Searching for Bethlehem in the Soul
Christmas Column - 2006

Ronald Rolheiser
Reproduced with Permission
www.ronrolheiser.com/

Nearly twenty years ago, the renowned educator, Allan Bloom, wrote a very provocative book entitled, The Closing of the American Mind. As its title suggests, this isn’t a book that flatters contemporary culture. Part of our mind is darkening, he suggests. Our sophistication is making us smarter but less wise. Something inside of us is narrowing. What? What’s narrowing inside of us? How are our minds closing?

His basic idea can be captured in one image, this autobiographical piece:

When he was a young, undergraduate student in University, one of his professors walked into class on the first day and said this to the students: “You come here from your parochial backgrounds, full of your childish beliefs; well, I am going to bathe you in the great truths and set you free!”

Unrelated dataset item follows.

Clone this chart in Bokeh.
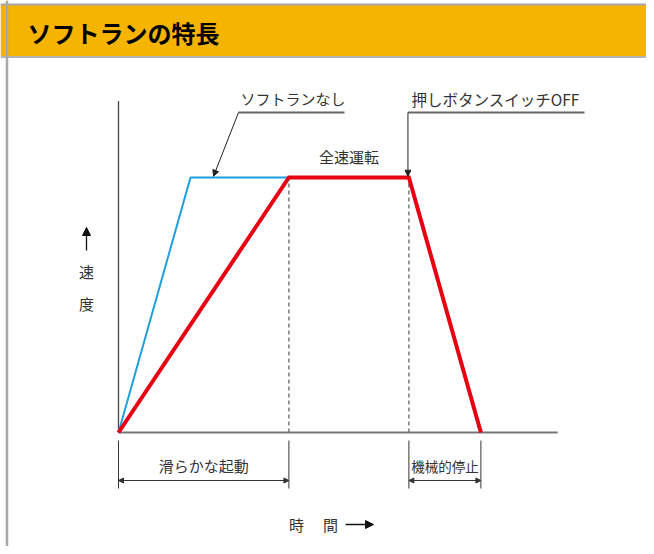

Bloom wasn’t impressed. He remarks that the professor reminded him of a little boy who had solemnly informed him at age seven that there was no Santa Claus or Easter Bunny. However, Bloom adds, he wasn’t bathing me in any great truths, just showing off, like the professor. But still the lesson wasn’t lost on him. From this, Bloom resolved to teach in the opposite way. He would, on the first day of his classes, walk into the lecture room, look at his young students, and begin his class in words to this effect: “You come here with a lot of experience, already having tasted life, having been to a lot of places, and seen a lot of things, so I’m going to try to teach you how to believe in Santa Claus and the Easter Bunny again - then maybe you’ll have a chance to be happy!”

This invitation, to learn how to believe in Santa and the Easter Bunny again, is one of the many challenges of Christmas. And the challenge is not so much to come back to the innocence of a child (something we could never do, even if we tried) but to see the knowledge and maturity that we’ve gained from all our years of learning and experience not as an end but as a stage, a necessary one, on the journey to a still deeper place, wisdom, fuller maturity.

What that means is that it is not just important to learn and become sophisticated, it is equally important to eventually become post- sophisticated; it is not just important to grow in experience and shed naivete, it is equally important to eventually find a certain “second naivete”; and it is not just a sign of intelligence and maturity to stop believing in Santa and the Easter Bunny, it is a sign of even more intelligence and deeper maturity to start believing in them again.

An old philosophy professor of mine used to express this is a series of adages: If you ask a naive child, if she believes in Santa and the Easter Bunny, she will say yes. If you ask bright child if she believes in Santa and the Easter Bunny, she will say no. But if you ask even a brighter child if she believes in Santa and the Easter Bunny, she will say yes, for a deeper reason.

Almost everything about Christmas, from its deep real meaning to the piety and even (ironically) the commercialism we surround it with, invites us to be that third child.

But that’s not easy. To be an adult is precisely to be experienced, complex, wounded. To be an adult is to have lost one’s innocence. None of us, unless we die very young, carries the dignity of our person and of our baptism unstained through life. We fall, we compromise, we sin, we get hurt, we hurt others, and mostly we grow ever more pathologically complex, with layer after layer of emotional and intellectual complexity separating us from the little girl and little boy who once waited for Christmas in innocence and joyful anticipation. And that can be painful.

Sometimes, if we’re sensitive, the innocence of children can be like the stab of knife to the soul, making us feel as if we’ve fallen from ourselves. But, in the end, that’s an unhealthy over-idealization, the false nostalgia of J.D. Salinger’s, Catcher in the Rye. We’re not meant to be children forever and innocence will always be lost.

Sometimes, more positively, we get to experience our old innocence and youthful wonder vicariously in the eyes of our own children, in their joyful anticipation and gleeful celebration of Christmas. Their belief in Santa and the wonder in their eyes as they look at the baby-Jesus in the crib help us find a certain softness inside again; not at the same place where we once felt things when we were children and still believed in Santa (because that would only bring the painful stab of nostalgia) but at a new place, a place beyond where we defined ourselves as grown-up (because that’s the place where wisdom is born).

That’s also the place where Jesus is born. That’s Bethlehem in the soul.